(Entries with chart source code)
◇ ◇ ◇ ◇ ◇ ◇ ◇

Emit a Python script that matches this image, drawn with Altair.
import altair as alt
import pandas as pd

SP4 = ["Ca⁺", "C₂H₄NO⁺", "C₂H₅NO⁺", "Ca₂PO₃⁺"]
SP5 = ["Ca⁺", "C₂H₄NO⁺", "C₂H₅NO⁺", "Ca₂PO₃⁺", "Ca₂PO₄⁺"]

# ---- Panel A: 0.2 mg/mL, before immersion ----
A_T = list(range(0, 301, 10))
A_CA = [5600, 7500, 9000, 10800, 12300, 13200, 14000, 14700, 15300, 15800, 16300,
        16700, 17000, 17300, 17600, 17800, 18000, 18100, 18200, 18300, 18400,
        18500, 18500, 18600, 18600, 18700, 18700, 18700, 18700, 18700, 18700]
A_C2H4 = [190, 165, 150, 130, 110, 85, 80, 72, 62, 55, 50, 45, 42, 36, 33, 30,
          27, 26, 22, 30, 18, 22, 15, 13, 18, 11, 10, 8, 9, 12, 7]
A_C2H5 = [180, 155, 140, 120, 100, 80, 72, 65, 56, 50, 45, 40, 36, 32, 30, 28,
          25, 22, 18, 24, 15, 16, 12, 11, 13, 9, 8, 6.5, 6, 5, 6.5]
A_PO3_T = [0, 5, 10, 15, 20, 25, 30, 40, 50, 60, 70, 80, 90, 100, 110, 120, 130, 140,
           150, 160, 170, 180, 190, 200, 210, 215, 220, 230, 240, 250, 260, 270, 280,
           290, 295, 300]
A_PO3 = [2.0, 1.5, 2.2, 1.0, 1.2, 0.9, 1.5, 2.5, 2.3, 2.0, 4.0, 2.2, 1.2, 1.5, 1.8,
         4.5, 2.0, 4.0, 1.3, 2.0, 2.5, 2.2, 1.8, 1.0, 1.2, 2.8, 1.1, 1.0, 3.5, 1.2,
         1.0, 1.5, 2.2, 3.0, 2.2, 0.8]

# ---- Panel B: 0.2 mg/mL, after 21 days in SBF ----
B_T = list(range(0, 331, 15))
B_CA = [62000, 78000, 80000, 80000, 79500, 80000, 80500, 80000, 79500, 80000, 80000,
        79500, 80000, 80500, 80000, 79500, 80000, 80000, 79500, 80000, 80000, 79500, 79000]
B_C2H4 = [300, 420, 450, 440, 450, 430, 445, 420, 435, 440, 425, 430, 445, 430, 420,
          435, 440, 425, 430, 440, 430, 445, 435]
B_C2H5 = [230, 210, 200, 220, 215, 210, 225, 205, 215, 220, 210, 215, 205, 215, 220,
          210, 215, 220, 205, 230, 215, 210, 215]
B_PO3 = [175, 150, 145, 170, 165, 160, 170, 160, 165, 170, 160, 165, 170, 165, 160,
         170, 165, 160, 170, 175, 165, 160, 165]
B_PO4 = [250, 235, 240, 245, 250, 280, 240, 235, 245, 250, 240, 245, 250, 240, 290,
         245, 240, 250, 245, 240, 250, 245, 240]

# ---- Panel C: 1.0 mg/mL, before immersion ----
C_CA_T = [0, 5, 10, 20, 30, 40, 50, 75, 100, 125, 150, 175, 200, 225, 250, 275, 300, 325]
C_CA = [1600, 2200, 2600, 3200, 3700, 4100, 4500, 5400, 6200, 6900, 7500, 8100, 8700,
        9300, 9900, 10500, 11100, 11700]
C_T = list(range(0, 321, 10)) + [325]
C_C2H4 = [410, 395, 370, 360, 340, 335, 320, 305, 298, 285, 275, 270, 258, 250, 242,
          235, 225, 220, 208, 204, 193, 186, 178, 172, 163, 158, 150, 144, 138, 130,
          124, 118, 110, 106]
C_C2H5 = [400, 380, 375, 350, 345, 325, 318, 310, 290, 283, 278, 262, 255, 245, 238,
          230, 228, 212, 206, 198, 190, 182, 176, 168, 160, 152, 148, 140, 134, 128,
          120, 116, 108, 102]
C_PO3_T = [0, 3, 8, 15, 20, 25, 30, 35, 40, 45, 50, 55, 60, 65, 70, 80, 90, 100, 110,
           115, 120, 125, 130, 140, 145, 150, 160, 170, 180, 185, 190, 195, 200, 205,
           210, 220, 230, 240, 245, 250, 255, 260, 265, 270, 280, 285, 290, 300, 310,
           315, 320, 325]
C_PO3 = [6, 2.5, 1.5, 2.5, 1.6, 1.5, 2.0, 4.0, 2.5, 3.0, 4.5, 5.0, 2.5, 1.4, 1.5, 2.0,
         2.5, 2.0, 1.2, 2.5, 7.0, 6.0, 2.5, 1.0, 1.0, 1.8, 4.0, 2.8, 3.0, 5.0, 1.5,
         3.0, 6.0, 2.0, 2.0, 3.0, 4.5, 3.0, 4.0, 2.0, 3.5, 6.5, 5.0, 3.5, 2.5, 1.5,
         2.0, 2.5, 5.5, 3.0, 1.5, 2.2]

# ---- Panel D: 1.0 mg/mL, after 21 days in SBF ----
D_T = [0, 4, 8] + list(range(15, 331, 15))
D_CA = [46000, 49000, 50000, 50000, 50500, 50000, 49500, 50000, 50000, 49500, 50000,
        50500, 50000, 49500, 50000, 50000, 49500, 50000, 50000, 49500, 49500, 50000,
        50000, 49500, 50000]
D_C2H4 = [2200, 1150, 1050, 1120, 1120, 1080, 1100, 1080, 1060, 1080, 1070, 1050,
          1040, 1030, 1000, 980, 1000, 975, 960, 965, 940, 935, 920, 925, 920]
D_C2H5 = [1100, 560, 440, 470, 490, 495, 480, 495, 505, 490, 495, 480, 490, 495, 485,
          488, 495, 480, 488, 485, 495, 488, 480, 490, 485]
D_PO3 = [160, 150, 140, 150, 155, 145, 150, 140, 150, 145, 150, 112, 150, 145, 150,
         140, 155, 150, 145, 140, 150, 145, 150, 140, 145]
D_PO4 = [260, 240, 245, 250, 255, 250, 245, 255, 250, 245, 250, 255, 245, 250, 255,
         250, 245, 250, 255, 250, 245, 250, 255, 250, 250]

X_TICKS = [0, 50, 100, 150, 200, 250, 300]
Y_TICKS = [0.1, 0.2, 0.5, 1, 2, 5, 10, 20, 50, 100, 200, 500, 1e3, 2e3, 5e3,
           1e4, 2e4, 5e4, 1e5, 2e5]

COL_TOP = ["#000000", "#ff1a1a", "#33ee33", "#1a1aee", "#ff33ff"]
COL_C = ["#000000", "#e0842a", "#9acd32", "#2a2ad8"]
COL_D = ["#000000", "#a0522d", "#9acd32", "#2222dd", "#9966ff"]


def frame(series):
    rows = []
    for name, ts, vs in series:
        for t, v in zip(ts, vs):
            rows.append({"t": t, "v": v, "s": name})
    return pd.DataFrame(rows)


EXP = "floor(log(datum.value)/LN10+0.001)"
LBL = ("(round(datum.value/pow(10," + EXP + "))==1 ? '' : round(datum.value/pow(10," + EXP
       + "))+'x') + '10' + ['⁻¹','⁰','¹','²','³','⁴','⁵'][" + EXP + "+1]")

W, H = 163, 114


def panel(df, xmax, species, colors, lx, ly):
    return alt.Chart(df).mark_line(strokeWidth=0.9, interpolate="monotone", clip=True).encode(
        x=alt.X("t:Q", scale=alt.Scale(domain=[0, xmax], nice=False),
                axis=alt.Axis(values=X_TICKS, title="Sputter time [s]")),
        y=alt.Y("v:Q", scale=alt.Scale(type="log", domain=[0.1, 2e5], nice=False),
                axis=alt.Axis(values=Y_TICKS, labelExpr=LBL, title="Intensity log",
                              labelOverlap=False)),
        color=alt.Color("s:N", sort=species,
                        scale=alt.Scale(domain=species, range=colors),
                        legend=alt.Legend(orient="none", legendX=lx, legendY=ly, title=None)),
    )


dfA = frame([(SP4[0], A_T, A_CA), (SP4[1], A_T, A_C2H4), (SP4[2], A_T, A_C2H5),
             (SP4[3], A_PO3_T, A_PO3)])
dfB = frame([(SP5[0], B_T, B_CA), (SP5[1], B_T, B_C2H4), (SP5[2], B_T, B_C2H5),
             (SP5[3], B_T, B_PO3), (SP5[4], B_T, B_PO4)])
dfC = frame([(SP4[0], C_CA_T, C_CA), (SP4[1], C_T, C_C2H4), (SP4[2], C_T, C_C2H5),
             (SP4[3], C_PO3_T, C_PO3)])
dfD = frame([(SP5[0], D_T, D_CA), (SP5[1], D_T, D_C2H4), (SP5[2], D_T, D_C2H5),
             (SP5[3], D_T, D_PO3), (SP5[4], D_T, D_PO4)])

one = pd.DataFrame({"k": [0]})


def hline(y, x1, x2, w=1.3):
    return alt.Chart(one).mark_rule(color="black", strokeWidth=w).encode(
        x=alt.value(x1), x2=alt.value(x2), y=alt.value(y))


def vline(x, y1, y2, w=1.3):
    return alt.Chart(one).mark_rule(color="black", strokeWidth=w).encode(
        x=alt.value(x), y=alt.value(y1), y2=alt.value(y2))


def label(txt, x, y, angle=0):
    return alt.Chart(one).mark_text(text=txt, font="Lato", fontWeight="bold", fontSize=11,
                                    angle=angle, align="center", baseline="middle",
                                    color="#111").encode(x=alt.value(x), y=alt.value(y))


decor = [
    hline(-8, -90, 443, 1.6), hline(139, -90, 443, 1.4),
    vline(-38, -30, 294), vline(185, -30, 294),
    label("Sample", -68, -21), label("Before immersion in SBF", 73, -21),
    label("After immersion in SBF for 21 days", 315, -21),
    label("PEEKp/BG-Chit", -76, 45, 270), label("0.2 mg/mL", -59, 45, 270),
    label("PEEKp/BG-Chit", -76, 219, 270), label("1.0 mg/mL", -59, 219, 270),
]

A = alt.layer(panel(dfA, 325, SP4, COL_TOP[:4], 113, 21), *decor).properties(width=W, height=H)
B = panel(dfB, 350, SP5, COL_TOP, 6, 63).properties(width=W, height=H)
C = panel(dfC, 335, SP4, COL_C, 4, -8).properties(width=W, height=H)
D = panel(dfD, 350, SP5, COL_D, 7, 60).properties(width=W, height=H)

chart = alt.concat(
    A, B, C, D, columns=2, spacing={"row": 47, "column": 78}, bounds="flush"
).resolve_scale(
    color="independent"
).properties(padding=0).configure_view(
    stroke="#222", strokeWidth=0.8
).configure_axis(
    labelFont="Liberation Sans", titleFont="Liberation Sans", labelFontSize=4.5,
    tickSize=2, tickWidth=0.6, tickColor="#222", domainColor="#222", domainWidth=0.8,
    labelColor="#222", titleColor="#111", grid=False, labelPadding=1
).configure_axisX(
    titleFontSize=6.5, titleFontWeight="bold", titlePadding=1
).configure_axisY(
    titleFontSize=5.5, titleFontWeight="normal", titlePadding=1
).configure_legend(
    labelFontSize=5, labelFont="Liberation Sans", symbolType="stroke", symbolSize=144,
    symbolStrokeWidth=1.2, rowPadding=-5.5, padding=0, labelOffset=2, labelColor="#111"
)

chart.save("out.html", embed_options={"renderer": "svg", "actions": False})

◇ ◇ ◇ ◇ ◇ ◇ ◇

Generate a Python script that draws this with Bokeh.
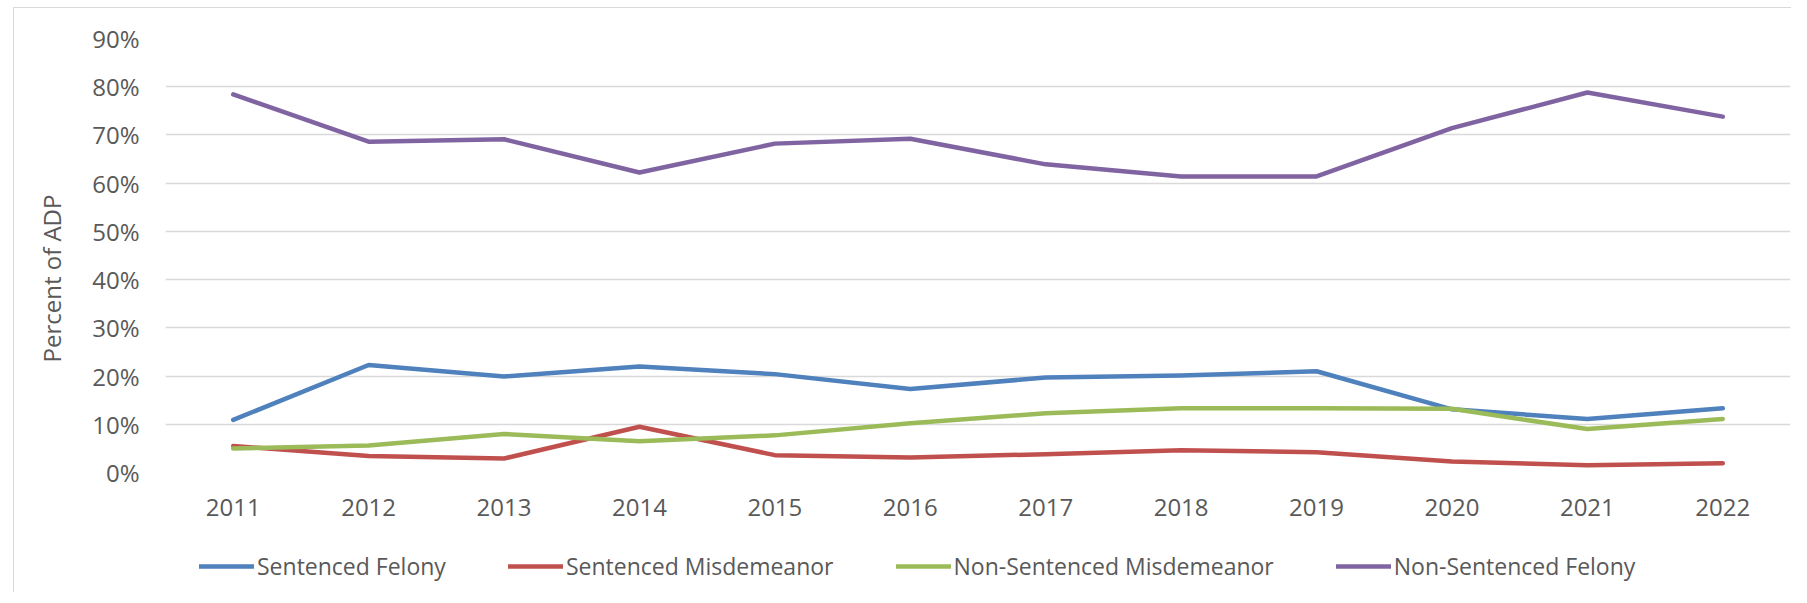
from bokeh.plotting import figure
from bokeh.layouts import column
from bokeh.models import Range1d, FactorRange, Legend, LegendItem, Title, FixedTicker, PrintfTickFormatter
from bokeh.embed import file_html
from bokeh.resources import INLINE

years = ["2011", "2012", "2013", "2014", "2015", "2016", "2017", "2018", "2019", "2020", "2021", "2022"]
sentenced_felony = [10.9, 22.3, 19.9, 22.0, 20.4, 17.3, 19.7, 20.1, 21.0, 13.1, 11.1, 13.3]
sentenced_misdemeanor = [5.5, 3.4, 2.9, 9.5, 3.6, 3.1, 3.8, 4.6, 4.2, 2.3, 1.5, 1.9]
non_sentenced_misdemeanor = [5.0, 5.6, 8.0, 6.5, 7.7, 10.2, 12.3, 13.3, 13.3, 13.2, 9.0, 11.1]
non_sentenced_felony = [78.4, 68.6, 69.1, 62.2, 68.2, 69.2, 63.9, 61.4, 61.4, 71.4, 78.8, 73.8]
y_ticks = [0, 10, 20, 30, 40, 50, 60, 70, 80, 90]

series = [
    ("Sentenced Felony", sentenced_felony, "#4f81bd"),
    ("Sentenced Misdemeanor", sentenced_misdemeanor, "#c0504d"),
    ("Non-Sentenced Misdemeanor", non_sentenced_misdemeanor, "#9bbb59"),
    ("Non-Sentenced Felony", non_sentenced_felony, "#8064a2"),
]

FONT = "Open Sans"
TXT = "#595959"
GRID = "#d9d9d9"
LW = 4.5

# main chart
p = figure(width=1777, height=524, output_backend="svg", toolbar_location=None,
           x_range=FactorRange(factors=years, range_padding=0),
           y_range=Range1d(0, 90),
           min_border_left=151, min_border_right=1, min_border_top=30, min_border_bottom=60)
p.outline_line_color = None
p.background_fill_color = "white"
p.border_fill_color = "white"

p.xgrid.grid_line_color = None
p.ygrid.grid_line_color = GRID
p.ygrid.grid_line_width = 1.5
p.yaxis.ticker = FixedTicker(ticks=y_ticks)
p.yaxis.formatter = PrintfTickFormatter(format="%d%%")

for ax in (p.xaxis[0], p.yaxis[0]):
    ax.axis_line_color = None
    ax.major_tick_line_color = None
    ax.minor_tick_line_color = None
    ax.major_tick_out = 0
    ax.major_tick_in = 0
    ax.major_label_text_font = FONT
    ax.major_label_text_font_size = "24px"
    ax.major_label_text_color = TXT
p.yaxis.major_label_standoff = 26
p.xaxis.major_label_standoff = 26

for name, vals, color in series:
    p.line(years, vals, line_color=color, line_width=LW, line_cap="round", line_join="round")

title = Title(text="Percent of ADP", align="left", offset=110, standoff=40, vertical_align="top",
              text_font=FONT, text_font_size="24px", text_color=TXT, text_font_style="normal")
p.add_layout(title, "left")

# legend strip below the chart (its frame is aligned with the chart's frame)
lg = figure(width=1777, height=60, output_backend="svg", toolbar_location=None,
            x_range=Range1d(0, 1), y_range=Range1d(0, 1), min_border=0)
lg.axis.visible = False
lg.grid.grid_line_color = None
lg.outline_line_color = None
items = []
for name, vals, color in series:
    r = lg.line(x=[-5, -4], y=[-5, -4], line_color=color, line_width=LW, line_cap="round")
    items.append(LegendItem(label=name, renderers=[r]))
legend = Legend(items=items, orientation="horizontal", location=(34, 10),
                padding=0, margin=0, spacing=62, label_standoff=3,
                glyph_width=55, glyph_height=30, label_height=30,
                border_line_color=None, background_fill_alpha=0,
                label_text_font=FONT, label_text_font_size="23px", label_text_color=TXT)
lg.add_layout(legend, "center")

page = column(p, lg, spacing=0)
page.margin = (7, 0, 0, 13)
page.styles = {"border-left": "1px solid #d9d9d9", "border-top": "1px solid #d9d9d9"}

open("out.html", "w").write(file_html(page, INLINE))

◇ ◇ ◇ ◇ ◇ ◇ ◇

PROBLEM TO WORK ON
Beginning with the line above that contains "Generate a Python" and finishing with the line that contains "from bokeh.resources import INLINE", print those lines exactly and only. Skip all pictures.

EXERCISE RESPONSE
Generate a Python script that draws this with Bokeh.
from bokeh.plotting import figure
from bokeh.layouts import column
from bokeh.models import Range1d, FactorRange, Legend, LegendItem, Title, FixedTicker, PrintfTickFormatter
from bokeh.embed import file_html
from bokeh.resources import INLINE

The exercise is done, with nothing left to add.